╔══
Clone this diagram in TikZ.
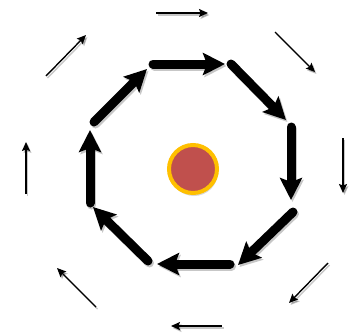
\documentclass[tikz,border=0pt]{standalone}
\usepackage{tikz}
\usetikzlibrary{arrows.meta,shadows}
\definecolor{sunred}   {HTML}{C0504D}
\definecolor{sunyellow}{HTML}{FFC000}

\tikzset{
  bigarrow/.style={line width=9pt,line cap=round,
    -{Stealth[length=22pt,width=22pt,inset=4pt]}},
  thinarrow/.style={line width=1.4pt,
    -{Stealth[length=9pt,width=8pt,inset=1.5pt]}},
  arrowshadow/.style={black,opacity=0.22,
    transform canvas={xshift=1.5pt,yshift=-2pt}},
}

\begin{document}
\begin{tikzpicture}[x=1pt,y=-1pt]
        \useasboundingbox (0,0) rectangle (356,335);
        % inner ring, start and end of each arrow
        \coordinate (a1) at (153,64);  \coordinate (b1) at (225,64);
        \coordinate (a2) at (231,64);  \coordinate (b2) at (286,120);
        \coordinate (a3) at (291,127); \coordinate (b3) at (291,200);
        \coordinate (a4) at (293,212); \coordinate (b4) at (238,265);
        \coordinate (a5) at (230,264); \coordinate (b5) at (157,264);
        \coordinate (a6) at (148,261); \coordinate (b6) at (93,207);
        \coordinate (a7) at (90,203);  \coordinate (b7) at (90,130);
        \coordinate (a8) at (94,122);  \coordinate (b8) at (147,69);
        % outer ring
        \coordinate (c1) at (156,13);  \coordinate (d1) at (208,13);
        \coordinate (c2) at (275,32);  \coordinate (d2) at (315,72);
        \coordinate (c3) at (343,138); \coordinate (d3) at (343,193);
        \coordinate (c4) at (328,263); \coordinate (d4) at (289,303);
        \coordinate (c5) at (222,326); \coordinate (d5) at (171,326);
        \coordinate (c6) at (96,307);  \coordinate (d6) at (57,268);
        \coordinate (c7) at (26,194);  \coordinate (d7) at (26,142);
        \coordinate (c8) at (46,76);   \coordinate (d8) at (86,35);
        % shadows
        \foreach \i in {1,...,8} {
          \draw[bigarrow,arrowshadow] (a\i) -- (b\i);
          \draw[thinarrow,arrowshadow] (c\i) -- (d\i);
        }
        % arrows
        \foreach \i in {1,...,8} {
          \draw[bigarrow] (a\i) -- (b\i);
          \draw[thinarrow] (c\i) -- (d\i);
        }
        % centre
        \node[circle,fill=sunred,draw=sunyellow,line width=4pt,
              minimum size=48pt,inner sep=0pt,
              drop shadow={opacity=0.3,shadow xshift=1pt,shadow yshift=-3pt}]
              (sun) at (193,169) {};
\end{tikzpicture}
\end{document}
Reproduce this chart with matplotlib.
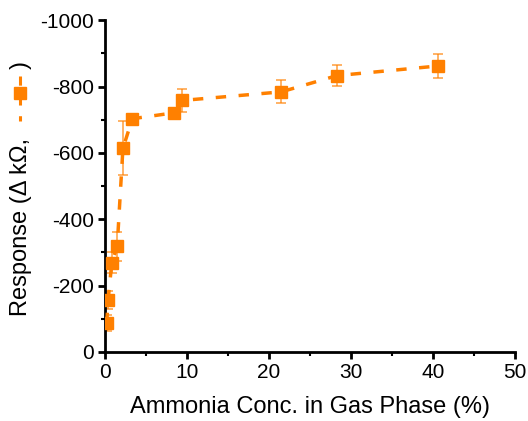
╚══
**Problem statement**
Gather each line of the listing that holds the string "this".

**Exercise solution**
Clone this diagram in TikZ.
Reproduce this chart with matplotlib.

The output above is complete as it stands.